Sean McMullen is an Australian science fiction writer, whose first books were only published there, with Souls in the Great Machine being the first one available in the rest of the world. Apparantely it’s a rewrite of two earlier McMullen novels, Voices In The Light and Mirrorsun Rising, which were of course only available in Australia. In any event, Souls in the Great Machine is the first novel (or indeed anything) I’ve read of McMullen, after the local science fiction bookstore had it and its sequel, The Miocene Arrow available cheap. Because of good reviews in Locus and elsewhere I thought I’d take a gamble.

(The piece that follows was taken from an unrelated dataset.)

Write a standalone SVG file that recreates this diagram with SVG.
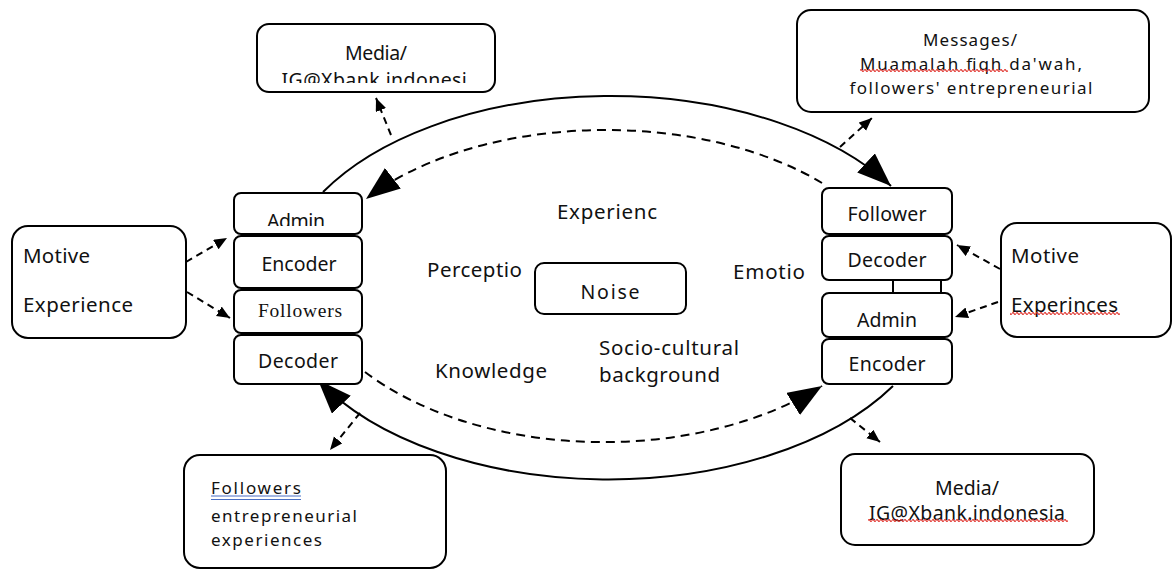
<svg xmlns="http://www.w3.org/2000/svg" width="1172" height="570" viewBox="0 0 1172 570">
<style>
.box{fill:#fff;stroke:#000;stroke-width:2}
.t{font-family:'Noto Sans','Open Sans',sans-serif;font-size:19.5px;fill:#111}
.c{text-anchor:middle}
.m{font-size:20.5px}
.s{font-size:17px}
.serif{font-family:'Liberation Serif',serif}
.solid{fill:none;stroke:#000;stroke-width:2}
.dash{fill:none;stroke:#000;stroke-width:2;stroke-dasharray:9 6}
.sd{stroke-dasharray:7 5}
.wavy{fill:url(#wave)}
</style>
<defs>
<marker id="big" markerUnits="userSpaceOnUse" markerWidth="36" markerHeight="28" refX="34" refY="13" orient="auto">
<path d="M0,0 L34,13 L0,26 Z" fill="#000" stroke="none"/>
</marker>
<marker id="small" markerUnits="userSpaceOnUse" markerWidth="14" markerHeight="12" refX="13" refY="5.5" orient="auto">
<path d="M0,0 L13,5.5 L0,11 Z" fill="#000" stroke="none"/>
</marker>
<pattern id="wave" x="0" y="0" width="4" height="3" patternUnits="userSpaceOnUse">
<path d="M0,1.5 Q1,-0.3 2,1.5 T4,1.5" fill="none" stroke="#e0302a" stroke-width="1.2"/>
</pattern>
<clipPath id="clipMedia"><rect x="258" y="25" width="236" height="58"/></clipPath>
<clipPath id="clipAdmin"><rect x="235" y="194" width="126" height="32"/></clipPath>
</defs>

<g id="connectors">
<path class="solid" d="M 323 192 A 331 191 0 0 1 891 186" marker-end="url(#big)"/>
<path class="solid" d="M 893 386 A 331 191 0 0 1 318 380" marker-end="url(#big)"/>
<path class="dash" d="M 822 183 A 298 170 0 0 0 366 199" marker-end="url(#big)"/>
<path class="dash" d="M 365 372 A 309 192 0 0 0 822 386" marker-end="url(#big)"/>
<line class="dash sd" x1="391" y1="135" x2="376" y2="98" marker-end="url(#small)"/>
<line class="dash sd" x1="840" y1="147" x2="872" y2="118" marker-end="url(#small)"/>
<line class="dash sd" x1="186" y1="262" x2="227" y2="238" marker-end="url(#small)"/>
<line class="dash sd" x1="187" y1="292" x2="230" y2="318" marker-end="url(#small)"/>
<line class="dash sd" x1="1000" y1="269" x2="957" y2="245" marker-end="url(#small)"/>
<line class="dash sd" x1="998" y1="302" x2="955" y2="317" marker-end="url(#small)"/>
<line class="dash sd" x1="360" y1="413" x2="330" y2="450" marker-end="url(#small)"/>
<line class="dash sd" x1="850" y1="418" x2="880" y2="442" marker-end="url(#small)"/>
<line x1="893" y1="280" x2="893" y2="293" stroke="#000" stroke-width="2"/>
<line x1="941" y1="280" x2="941" y2="293" stroke="#000" stroke-width="2"/>
</g>

<g id="media-top">
<rect class="box" x="257" y="24" width="238" height="68" rx="12"/>
<text class="t c" x="376" y="60" textLength="62">Media/</text>
<g clip-path="url(#clipMedia)"><text class="t c" x="377" y="87" textLength="191">IG@Xbank.indonesi.</text></g>
</g>

<g id="messages">
<rect class="box" x="797" y="10" width="352" height="102" rx="14"/>
<text class="t c s" x="970" y="46" textLength="94">Messages/</text>
<text class="t c s" x="971" y="70" textLength="222">Muamalah fiqh da'wah,</text>
<rect class="wavy" x="860" y="69" width="148" height="3"/>
<text class="t c s" x="971" y="94" textLength="243">followers' entrepreneurial</text>
</g>

<g id="motive-left">
<rect class="box" x="12" y="226" width="174" height="112" rx="16"/>
<text class="t m" x="23" y="263" textLength="67">Motive</text>
<text class="t m" x="23" y="312" textLength="110">Experience</text>
</g>

<g id="left-admin">
<rect class="box" x="234" y="193" width="128" height="41" rx="7"/>
<g clip-path="url(#clipAdmin)"><text class="t c" x="296" y="228" textLength="58">Admin</text></g>
</g>
<g id="left-encoder">
<rect class="box" x="234" y="236" width="128" height="52" rx="7"/>
<text class="t c" x="299" y="271" textLength="75">Encoder</text>
</g>
<g id="left-followers">
<rect class="box" x="234" y="290" width="128" height="43" rx="7"/>
<text class="t c serif" x="300" y="317" font-size="19" textLength="84">Followers</text>
</g>
<g id="left-decoder">
<rect class="box" x="234" y="335" width="128" height="49" rx="7"/>
<text class="t c" x="298" y="368" textLength="80">Decoder</text>
</g>

<g id="right-follower">
<rect class="box" x="822" y="188" width="130" height="46" rx="7"/>
<text class="t c" x="887" y="221" textLength="79">Follower</text>
</g>
<g id="right-decoder">
<rect class="box" x="822" y="236" width="130" height="44" rx="7"/>
<text class="t c" x="887" y="267" textLength="79">Decoder</text>
</g>
<g id="right-admin">
<rect class="box" x="822" y="293" width="130" height="44" rx="7"/>
<text class="t c" x="887" y="327" textLength="60">Admin</text>
</g>
<g id="right-encoder">
<rect class="box" x="822" y="339" width="130" height="45" rx="7"/>
<text class="t c" x="887" y="371" textLength="77">Encoder</text>
</g>

<g id="motive-right">
<rect class="box" x="1001" y="223" width="170" height="114" rx="16"/>
<text class="t m" x="1011" y="263" textLength="68">Motive</text>
<text class="t m" x="1011" y="312" textLength="107">Experinces</text>
<rect class="wavy" x="1010" y="312" width="110" height="3"/>
</g>

<g id="noise">
<rect class="box" x="535" y="263" width="151" height="51" rx="9"/>
<text class="t c" x="610" y="299" font-size="22" textLength="59">Noise</text>
</g>

<g id="labels">
<text class="t m" x="557" y="219" textLength="100">Experienc</text>
<text class="t m" x="427" y="277" textLength="95">Perceptio</text>
<text class="t m" x="733" y="279" textLength="72">Emotio</text>
<text class="t m" x="435" y="378" textLength="112">Knowledge</text>
<text class="t m" x="599" y="355" textLength="140">Socio-cultural</text>
<text class="t m" x="599" y="382" textLength="121">background</text>
</g>

<g id="followers-exp">
<rect class="box" x="184" y="455" width="262" height="113" rx="16"/>
<text class="t s" x="211" y="494" textLength="90">Followers</text>
<line x1="211" y1="496" x2="301" y2="496" stroke="#4a6fc4" stroke-width="1"/>
<line x1="211" y1="499.5" x2="301" y2="499.5" stroke="#4a6fc4" stroke-width="1"/>
<text class="t s" x="211" y="522" textLength="146">entrepreneurial</text>
<text class="t s" x="211" y="546" textLength="111">experiences</text>
</g>

<g id="media-bottom">
<rect class="box" x="841" y="454" width="253" height="91" rx="14"/>
<text class="t c" x="967" y="495" font-size="18" textLength="64">Media/</text>
<text class="t c" x="967" y="520" font-size="18" textLength="196">IG@Xbank.indonesia</text>
<rect class="wavy" x="868" y="519" width="200" height="3"/>
</g>
</svg>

On the whole I think Souls in the Great Machine was worth the gamble, though I had some caveats. The writing isn’t always as smooth as you would like and the overall plot is a bit …episodic shall we say, which may of course be a result of it having started as two separate books. The most bothersome aspect of McMullen’s writing however is his sudden and rather frequent switch of viewpoints. Usually even with authors who like to jump from character to character you still get a good sense of who the heroes of their stories are, but with this book there are several perspective shifs which abandon the character you thought was the protagonist for someone else entirely. This feels a bit sloppy, but is more than made up for by the inventiveness McMullen displays in his depiction of the world of Souls in the Great Machine.